The deadline to apply is August 21st.

Click Here for the Internship Description and Application!


Butte Environmental Council is partnering with the City of Chico's Urban Forest Manager in a three-year urban forest planting campaign! This Cal-Fire grant funded project aims to increase the number of Chico street trees by 700 in the next three years and will likely reach higher numbers of trees planted than required. 

The importance of our urban forest us great. Chico's urban forest is one of the most unique and precious features we get to enjoy, benefit from and care-take. There are over 35,000 trees in neighborhoods and municipal areas of the city. The benefits they provide include: reduction of overall C02 emissions, conservation of water and soil erosion, shade and mitigation of energy costs, and increase in wildlife and plant diversity. 


On May 2nd & 3rd, with the help of community volunteers, we delivered 118 trees to Chico residents!

For the next three years, we will be hosting community events each Spring and Fall to plant a variety of trees in the private corridors of our urban forest and there are two ways you can help.

1) Register to receive a tree for your private yard, you'll be able to choose the variety and we will help you plant your tree(s) properly during an upcoming event in the Fall. If you'd like to receive a tree in the Fall, email Chicotrees@Chicoca.gov, and you will be added to the mailer.

Click here to find a map of the Chico neighborhoods eligible for trees.

2) Be a local hero for our urban forest and volunteer at an upcoming event to help us achieve our goal. Join our list of tree volunteers below and you will be contacted with information about ways to help in the near future!

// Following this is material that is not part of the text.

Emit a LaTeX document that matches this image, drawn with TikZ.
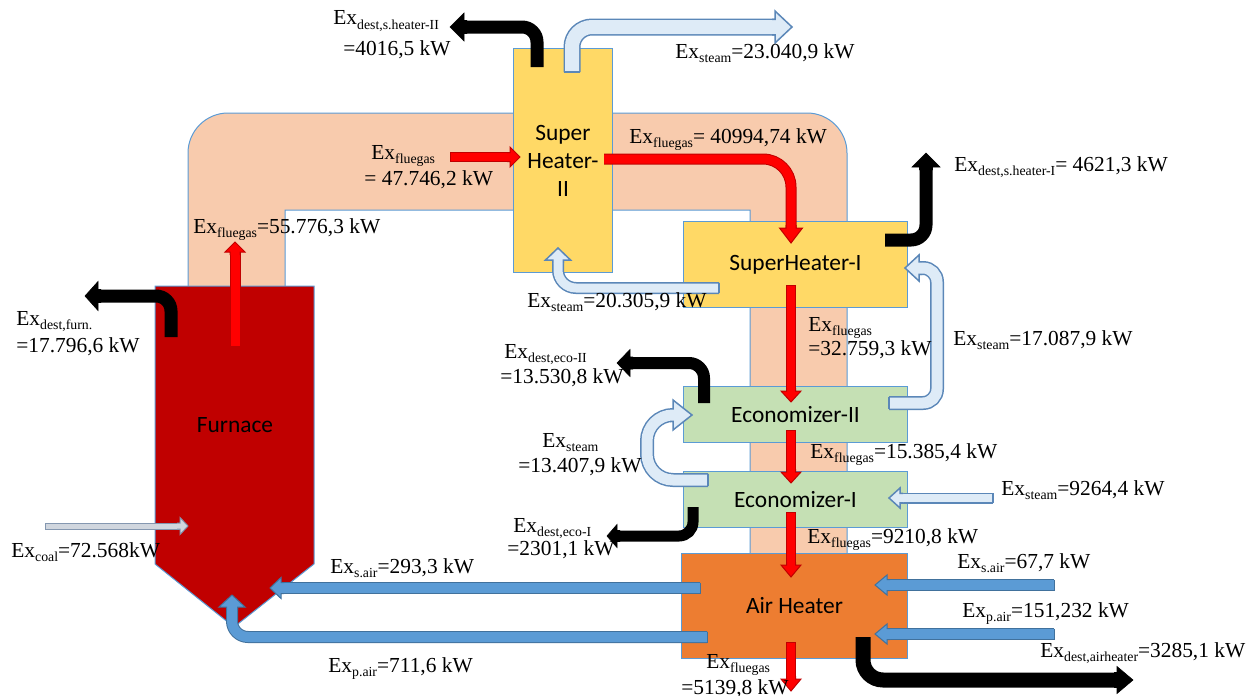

The Importance of a Healthy Urban Forest

“Chico’s Urban Forest is made up of trees, landscapes and other vegetation within the City’s parks, along the streets and creeks, and within private property. The urban forest provides an essential character to the City that includes aesthetic values, functional benefits and ecosystem services to its citizens both individually and as a whole. The elements of the urban forest exist throughout the community, although their care is under several jurisdictions, including both private and governmental entities.”
 
The burning of fossil fuels for energy and large scale forest fires such as in the tropics are major contributors o the buildup of CO2 in the atmosphere.
Managing and protecting forests and planting new trees reduces CO2 levels by storing carbon in their roots and trunk and releasing oxygen into the atmosphere.The loss of trees in our urban areas not only intensifies the urban "heat-island" effect from loss of shade and evaporation, but we lose a principal absorber of carbon dioxide and trapper of other air pollutants as well.
 
"The City of Chico is renowned for its trees. They create a sense of place and character for Chico’s residents and visitors. The Avenues Neighborhood is home to a great diversity of prominent and historic trees, including one of the greatest tree promenades in the world – The Esplanade. Rich, deep soils and resident’s pride in their neighborhood landscape have led to a large population of healthy, vigorous trees, many of which are City ‘street’ trees. Many of the trees selected for this tour represent common tree species in Chico. Some species on this tour are no longer approved for planting as street trees, though their presence holds historic value."